YOUR TASK ::
Select every line containing the word "that" from the material, and copy those lines.
== RAW DATA ==
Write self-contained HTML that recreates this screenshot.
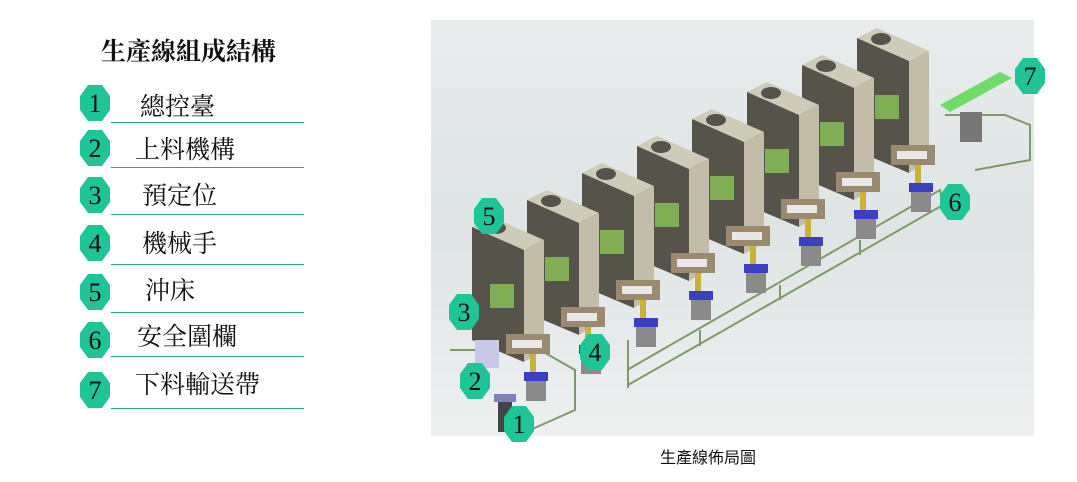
===
== RAW DATA ==
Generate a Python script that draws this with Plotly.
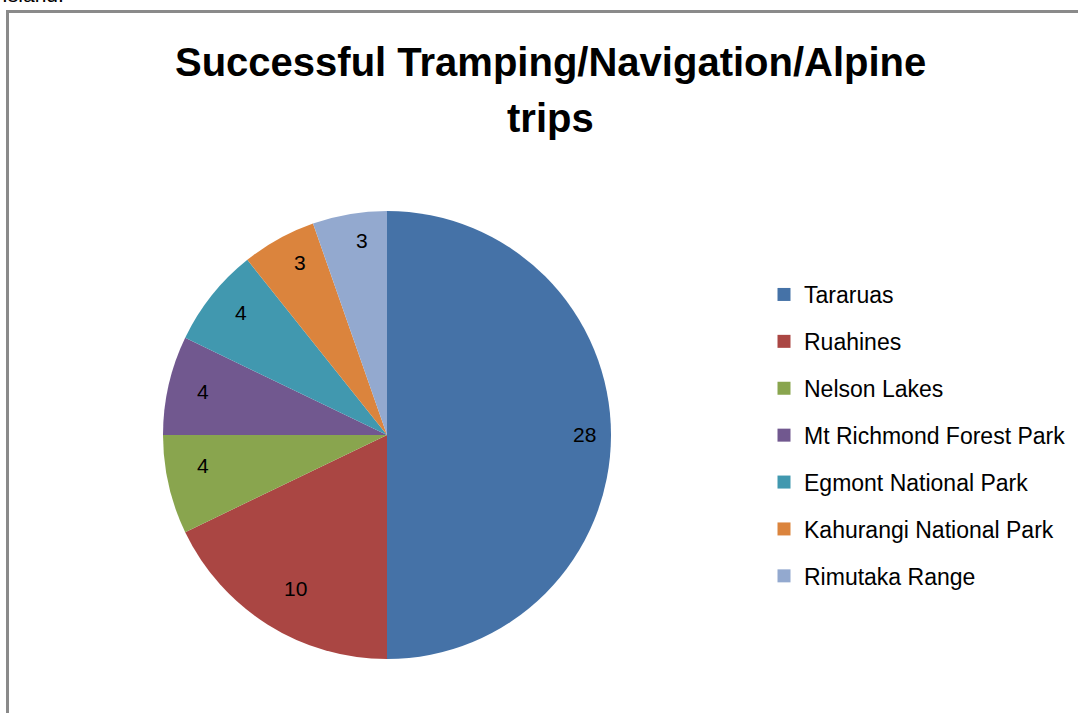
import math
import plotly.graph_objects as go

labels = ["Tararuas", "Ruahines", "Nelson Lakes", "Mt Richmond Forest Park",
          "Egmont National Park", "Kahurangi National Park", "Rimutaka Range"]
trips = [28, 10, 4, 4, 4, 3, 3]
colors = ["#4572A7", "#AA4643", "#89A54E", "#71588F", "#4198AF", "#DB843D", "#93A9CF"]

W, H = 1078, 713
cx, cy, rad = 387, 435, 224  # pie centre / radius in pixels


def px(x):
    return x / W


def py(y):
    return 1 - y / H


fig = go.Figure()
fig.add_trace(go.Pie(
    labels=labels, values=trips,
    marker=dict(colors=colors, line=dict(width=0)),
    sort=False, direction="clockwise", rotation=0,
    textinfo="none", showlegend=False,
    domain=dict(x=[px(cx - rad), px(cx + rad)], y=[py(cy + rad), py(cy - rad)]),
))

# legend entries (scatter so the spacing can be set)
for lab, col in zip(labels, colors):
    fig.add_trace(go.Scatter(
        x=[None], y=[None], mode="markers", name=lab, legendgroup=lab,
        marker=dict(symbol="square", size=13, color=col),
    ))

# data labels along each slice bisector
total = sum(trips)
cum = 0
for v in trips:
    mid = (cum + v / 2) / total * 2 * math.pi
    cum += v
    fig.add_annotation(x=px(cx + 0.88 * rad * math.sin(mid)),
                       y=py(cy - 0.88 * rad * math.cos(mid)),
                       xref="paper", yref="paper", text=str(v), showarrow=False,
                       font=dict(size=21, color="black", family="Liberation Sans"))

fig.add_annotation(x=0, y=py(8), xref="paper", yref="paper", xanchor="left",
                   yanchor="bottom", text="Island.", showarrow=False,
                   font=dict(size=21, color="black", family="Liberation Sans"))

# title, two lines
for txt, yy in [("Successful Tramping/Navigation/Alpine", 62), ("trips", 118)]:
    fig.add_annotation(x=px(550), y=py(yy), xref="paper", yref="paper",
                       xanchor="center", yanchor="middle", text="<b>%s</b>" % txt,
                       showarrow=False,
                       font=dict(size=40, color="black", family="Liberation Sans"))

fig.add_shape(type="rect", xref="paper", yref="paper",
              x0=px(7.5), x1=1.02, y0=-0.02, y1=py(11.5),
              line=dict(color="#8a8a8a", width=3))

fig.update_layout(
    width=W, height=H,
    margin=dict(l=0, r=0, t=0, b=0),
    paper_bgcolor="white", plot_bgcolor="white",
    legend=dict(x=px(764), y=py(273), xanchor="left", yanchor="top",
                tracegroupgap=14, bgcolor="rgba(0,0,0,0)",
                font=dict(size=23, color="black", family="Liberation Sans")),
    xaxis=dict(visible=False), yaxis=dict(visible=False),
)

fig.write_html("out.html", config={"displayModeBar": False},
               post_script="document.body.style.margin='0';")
===
== RAW DATA ==
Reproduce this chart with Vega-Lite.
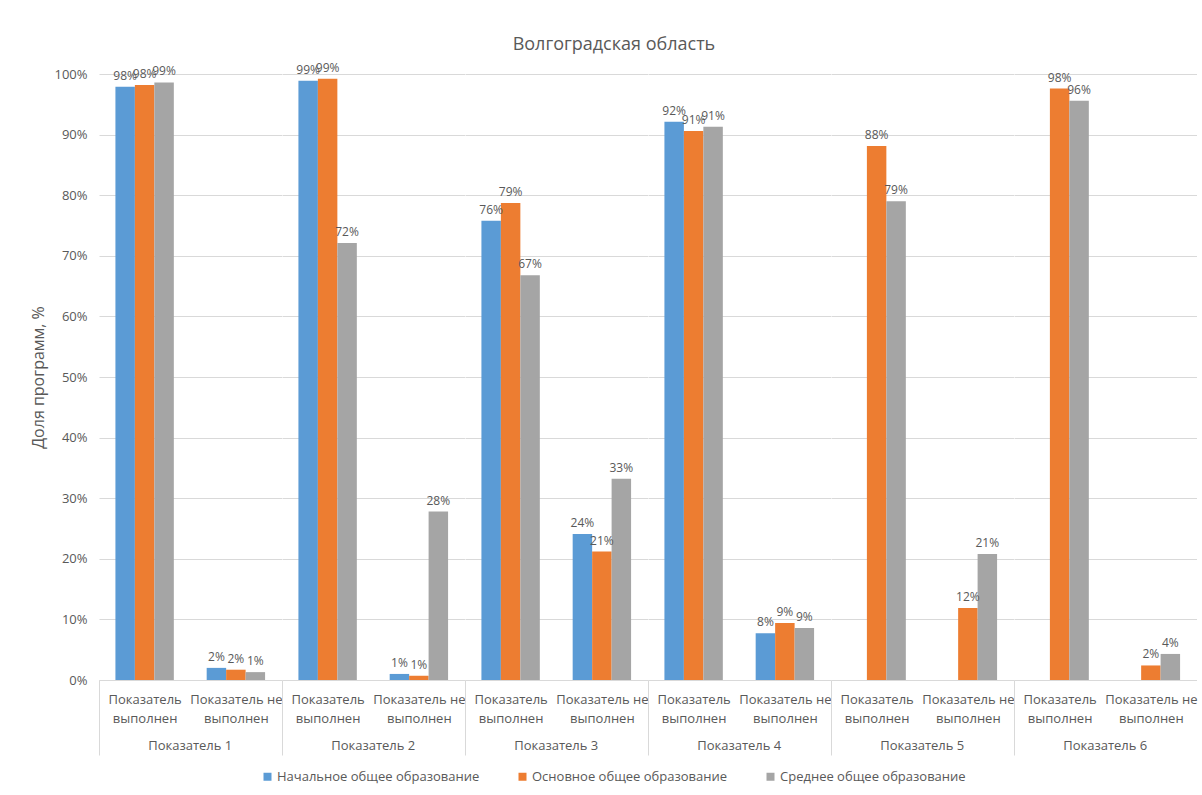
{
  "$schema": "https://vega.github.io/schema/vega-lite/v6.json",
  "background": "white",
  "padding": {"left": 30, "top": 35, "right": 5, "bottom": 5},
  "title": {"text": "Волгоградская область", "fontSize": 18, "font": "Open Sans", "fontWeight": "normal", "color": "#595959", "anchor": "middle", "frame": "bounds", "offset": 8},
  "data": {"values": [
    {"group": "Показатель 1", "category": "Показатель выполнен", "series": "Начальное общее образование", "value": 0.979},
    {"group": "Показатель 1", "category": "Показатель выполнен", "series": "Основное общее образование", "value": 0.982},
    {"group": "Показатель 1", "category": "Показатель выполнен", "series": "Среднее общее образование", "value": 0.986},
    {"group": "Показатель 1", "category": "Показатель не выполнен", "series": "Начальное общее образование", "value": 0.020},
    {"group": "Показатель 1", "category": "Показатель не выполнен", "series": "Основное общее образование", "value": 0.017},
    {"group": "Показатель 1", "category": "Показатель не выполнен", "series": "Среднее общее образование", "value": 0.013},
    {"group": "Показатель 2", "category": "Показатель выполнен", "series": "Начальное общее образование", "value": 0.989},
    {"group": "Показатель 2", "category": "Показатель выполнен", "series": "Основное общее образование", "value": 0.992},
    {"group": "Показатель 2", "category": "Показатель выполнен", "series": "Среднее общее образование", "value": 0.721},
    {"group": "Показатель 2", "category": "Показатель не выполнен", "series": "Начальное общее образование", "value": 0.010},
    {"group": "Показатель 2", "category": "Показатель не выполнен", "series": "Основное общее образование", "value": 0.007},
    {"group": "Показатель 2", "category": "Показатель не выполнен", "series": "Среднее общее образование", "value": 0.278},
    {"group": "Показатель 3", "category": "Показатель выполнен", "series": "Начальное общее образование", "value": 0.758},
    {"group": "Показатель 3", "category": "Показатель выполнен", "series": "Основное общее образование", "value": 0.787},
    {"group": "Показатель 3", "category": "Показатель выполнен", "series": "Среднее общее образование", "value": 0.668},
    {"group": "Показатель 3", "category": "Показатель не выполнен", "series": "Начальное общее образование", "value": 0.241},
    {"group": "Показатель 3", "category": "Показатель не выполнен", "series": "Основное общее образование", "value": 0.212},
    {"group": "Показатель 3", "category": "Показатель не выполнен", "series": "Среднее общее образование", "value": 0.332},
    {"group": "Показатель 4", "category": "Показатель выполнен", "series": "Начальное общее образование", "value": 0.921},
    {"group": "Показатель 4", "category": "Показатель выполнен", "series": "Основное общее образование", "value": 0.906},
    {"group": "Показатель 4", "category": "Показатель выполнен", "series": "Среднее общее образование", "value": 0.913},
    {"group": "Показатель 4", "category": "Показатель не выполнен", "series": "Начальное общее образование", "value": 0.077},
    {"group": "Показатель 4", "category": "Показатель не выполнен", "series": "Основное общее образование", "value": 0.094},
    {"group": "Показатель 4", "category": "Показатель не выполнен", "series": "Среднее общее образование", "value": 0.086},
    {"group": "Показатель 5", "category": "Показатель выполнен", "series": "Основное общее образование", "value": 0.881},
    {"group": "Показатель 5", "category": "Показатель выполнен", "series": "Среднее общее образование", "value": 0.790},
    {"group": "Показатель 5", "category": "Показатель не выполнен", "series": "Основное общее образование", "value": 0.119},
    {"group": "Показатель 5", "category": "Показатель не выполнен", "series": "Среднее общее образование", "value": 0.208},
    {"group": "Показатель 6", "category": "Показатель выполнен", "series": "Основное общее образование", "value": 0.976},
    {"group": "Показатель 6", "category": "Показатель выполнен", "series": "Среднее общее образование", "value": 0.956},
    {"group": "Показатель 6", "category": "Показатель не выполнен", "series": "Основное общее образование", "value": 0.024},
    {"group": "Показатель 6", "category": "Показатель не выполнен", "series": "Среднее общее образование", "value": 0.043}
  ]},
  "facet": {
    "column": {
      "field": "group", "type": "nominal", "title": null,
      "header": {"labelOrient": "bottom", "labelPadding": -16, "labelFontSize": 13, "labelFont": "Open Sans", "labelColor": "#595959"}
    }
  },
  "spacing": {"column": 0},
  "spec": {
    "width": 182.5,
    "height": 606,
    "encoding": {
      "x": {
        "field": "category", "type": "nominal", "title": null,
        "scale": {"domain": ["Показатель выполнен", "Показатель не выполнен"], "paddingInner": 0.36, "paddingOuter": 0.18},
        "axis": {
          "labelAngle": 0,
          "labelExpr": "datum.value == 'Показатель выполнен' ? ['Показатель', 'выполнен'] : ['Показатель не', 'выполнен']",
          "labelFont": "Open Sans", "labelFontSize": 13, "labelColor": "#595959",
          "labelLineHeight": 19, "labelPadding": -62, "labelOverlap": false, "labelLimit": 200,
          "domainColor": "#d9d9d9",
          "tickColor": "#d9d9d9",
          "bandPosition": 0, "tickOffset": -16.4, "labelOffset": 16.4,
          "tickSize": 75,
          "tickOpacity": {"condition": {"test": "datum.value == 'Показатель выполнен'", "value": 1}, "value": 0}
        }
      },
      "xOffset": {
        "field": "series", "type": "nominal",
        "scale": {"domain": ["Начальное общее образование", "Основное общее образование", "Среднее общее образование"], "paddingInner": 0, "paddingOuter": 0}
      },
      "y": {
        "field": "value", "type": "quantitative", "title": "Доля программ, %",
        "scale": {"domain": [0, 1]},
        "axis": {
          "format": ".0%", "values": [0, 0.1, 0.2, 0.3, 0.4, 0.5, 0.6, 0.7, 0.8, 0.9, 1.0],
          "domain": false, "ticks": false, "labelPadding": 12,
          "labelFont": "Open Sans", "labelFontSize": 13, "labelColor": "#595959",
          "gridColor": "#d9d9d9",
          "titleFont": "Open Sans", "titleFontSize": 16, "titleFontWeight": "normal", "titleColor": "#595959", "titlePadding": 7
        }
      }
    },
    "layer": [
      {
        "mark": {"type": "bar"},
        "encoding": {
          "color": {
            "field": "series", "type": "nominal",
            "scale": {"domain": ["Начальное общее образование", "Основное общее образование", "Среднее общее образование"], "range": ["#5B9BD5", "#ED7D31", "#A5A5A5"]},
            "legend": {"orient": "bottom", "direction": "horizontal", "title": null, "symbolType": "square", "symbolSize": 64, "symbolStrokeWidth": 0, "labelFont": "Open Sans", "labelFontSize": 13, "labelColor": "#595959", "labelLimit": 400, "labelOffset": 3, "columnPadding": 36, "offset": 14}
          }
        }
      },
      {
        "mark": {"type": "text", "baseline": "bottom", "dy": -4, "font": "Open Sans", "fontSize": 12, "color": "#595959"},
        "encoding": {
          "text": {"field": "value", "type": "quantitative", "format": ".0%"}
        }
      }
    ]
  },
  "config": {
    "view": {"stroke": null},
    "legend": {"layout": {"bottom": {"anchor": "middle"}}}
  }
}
===
EXPECTED OUTPUT ::
Write self-contained HTML that recreates this screenshot.
Generate a Python script that draws this with Plotly.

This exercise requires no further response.